→ AIM
Leave out the pictures and reproduce all of the data exactly.

→ DATA SHOWN
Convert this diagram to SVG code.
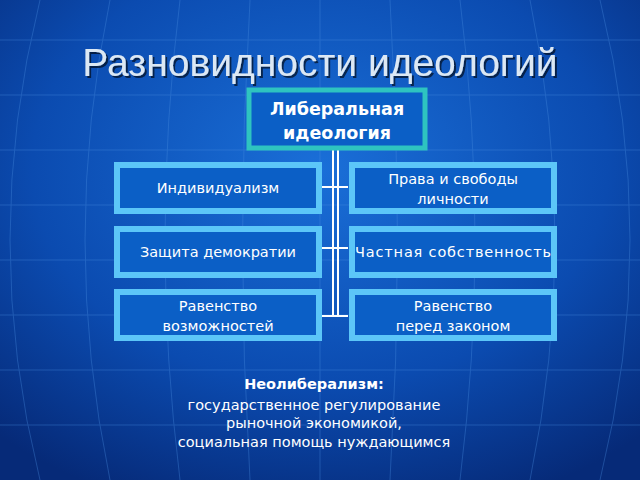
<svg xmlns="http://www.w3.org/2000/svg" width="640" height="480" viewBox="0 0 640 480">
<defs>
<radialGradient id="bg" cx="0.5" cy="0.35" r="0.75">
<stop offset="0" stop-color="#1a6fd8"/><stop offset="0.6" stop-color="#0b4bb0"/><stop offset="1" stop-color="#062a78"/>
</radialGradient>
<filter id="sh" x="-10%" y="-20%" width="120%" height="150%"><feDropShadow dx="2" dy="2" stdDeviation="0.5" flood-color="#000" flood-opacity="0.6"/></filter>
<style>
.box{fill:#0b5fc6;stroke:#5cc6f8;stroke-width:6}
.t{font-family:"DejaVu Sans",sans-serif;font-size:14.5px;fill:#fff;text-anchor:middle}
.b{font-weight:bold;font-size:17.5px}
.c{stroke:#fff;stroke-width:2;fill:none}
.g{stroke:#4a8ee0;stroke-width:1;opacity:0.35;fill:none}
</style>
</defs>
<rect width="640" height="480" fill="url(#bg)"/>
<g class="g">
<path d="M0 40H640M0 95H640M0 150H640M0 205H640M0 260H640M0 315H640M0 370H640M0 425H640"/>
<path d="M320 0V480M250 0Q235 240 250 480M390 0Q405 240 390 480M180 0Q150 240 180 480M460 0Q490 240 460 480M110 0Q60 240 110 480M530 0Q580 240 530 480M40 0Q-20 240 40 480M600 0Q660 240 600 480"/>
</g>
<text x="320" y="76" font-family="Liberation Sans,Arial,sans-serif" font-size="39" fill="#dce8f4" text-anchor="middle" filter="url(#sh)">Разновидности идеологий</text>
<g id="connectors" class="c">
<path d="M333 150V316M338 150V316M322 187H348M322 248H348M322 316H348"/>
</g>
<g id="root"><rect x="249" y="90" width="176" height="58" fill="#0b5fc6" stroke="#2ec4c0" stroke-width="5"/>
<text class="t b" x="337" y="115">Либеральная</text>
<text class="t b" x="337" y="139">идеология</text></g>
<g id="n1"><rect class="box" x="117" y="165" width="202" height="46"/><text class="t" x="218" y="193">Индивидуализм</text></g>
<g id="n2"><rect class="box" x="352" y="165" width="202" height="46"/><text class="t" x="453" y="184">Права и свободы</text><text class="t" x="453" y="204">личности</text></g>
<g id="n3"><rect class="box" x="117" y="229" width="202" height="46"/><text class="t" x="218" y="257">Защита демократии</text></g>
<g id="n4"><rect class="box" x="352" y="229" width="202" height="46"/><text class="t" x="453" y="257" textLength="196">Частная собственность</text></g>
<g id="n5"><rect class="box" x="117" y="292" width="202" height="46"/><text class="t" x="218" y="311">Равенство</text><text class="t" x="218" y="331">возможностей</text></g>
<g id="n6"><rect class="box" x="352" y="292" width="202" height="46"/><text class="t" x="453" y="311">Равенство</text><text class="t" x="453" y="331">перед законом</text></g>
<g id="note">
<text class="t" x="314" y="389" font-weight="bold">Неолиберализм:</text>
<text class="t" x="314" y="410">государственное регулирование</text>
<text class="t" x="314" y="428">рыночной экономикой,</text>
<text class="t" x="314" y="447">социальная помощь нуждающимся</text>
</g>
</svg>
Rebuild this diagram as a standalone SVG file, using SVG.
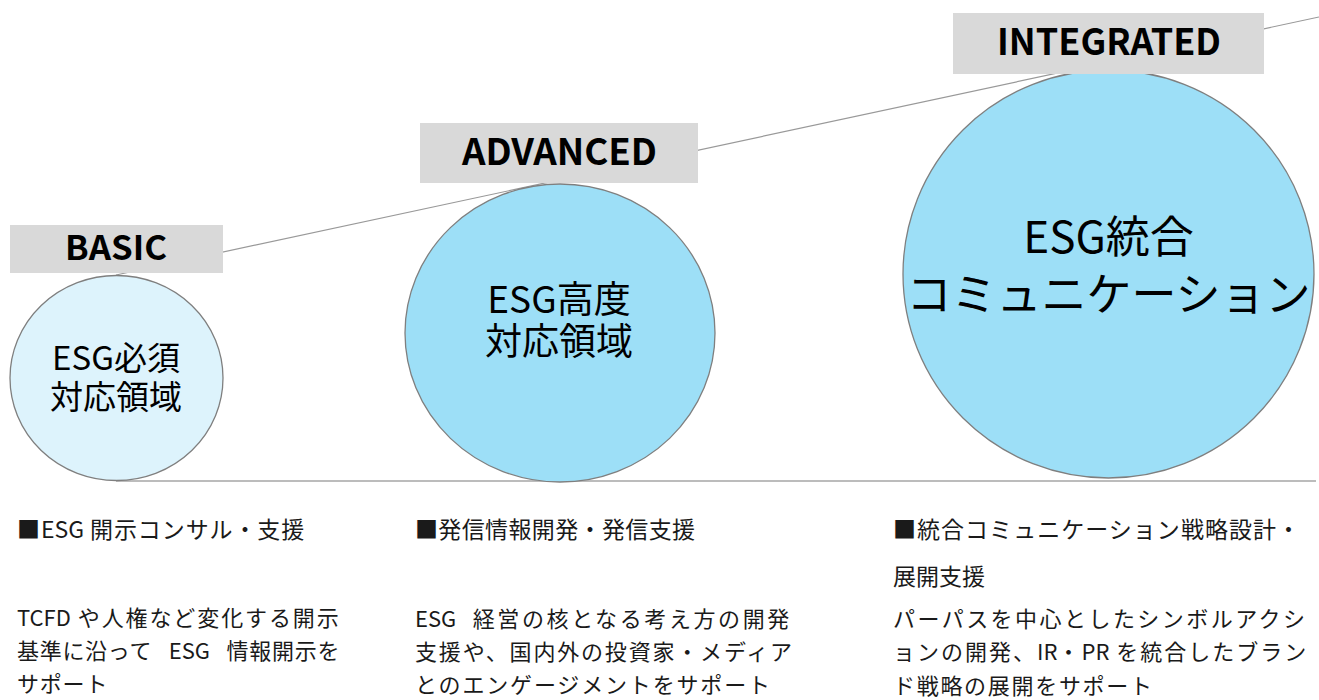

→ EXERCISE SOLUTION
Convert this diagram to SVG code.
<svg xmlns="http://www.w3.org/2000/svg" width="640" height="480" viewBox="0 0 640 480">
<defs>
<radialGradient id="bg" cx="0.5" cy="0.35" r="0.75">
<stop offset="0" stop-color="#1a6fd8"/><stop offset="0.6" stop-color="#0b4bb0"/><stop offset="1" stop-color="#062a78"/>
</radialGradient>
<filter id="sh" x="-10%" y="-20%" width="120%" height="150%"><feDropShadow dx="2" dy="2" stdDeviation="0.5" flood-color="#000" flood-opacity="0.6"/></filter>
<style>
.box{fill:#0b5fc6;stroke:#5cc6f8;stroke-width:6}
.t{font-family:"DejaVu Sans",sans-serif;font-size:14.5px;fill:#fff;text-anchor:middle}
.b{font-weight:bold;font-size:17.5px}
.c{stroke:#fff;stroke-width:2;fill:none}
.g{stroke:#4a8ee0;stroke-width:1;opacity:0.35;fill:none}
</style>
</defs>
<rect width="640" height="480" fill="url(#bg)"/>
<g class="g">
<path d="M0 40H640M0 95H640M0 150H640M0 205H640M0 260H640M0 315H640M0 370H640M0 425H640"/>
<path d="M320 0V480M250 0Q235 240 250 480M390 0Q405 240 390 480M180 0Q150 240 180 480M460 0Q490 240 460 480M110 0Q60 240 110 480M530 0Q580 240 530 480M40 0Q-20 240 40 480M600 0Q660 240 600 480"/>
</g>
<text x="320" y="76" font-family="Liberation Sans,Arial,sans-serif" font-size="39" fill="#dce8f4" text-anchor="middle" filter="url(#sh)">Разновидности идеологий</text>
<g id="connectors" class="c">
<path d="M333 150V316M338 150V316M322 187H348M322 248H348M322 316H348"/>
</g>
<g id="root"><rect x="249" y="90" width="176" height="58" fill="#0b5fc6" stroke="#2ec4c0" stroke-width="5"/>
<text class="t b" x="337" y="115">Либеральная</text>
<text class="t b" x="337" y="139">идеология</text></g>
<g id="n1"><rect class="box" x="117" y="165" width="202" height="46"/><text class="t" x="218" y="193">Индивидуализм</text></g>
<g id="n2"><rect class="box" x="352" y="165" width="202" height="46"/><text class="t" x="453" y="184">Права и свободы</text><text class="t" x="453" y="204">личности</text></g>
<g id="n3"><rect class="box" x="117" y="229" width="202" height="46"/><text class="t" x="218" y="257">Защита демократии</text></g>
<g id="n4"><rect class="box" x="352" y="229" width="202" height="46"/><text class="t" x="453" y="257" textLength="196">Частная собственность</text></g>
<g id="n5"><rect class="box" x="117" y="292" width="202" height="46"/><text class="t" x="218" y="311">Равенство</text><text class="t" x="218" y="331">возможностей</text></g>
<g id="n6"><rect class="box" x="352" y="292" width="202" height="46"/><text class="t" x="453" y="311">Равенство</text><text class="t" x="453" y="331">перед законом</text></g>
<g id="note">
<text class="t" x="314" y="389" font-weight="bold">Неолиберализм:</text>
<text class="t" x="314" y="410">государственное регулирование</text>
<text class="t" x="314" y="428">рыночной экономикой,</text>
<text class="t" x="314" y="447">социальная помощь нуждающимся</text>
</g>
</svg>
Rebuild this diagram as a standalone SVG file, using SVG.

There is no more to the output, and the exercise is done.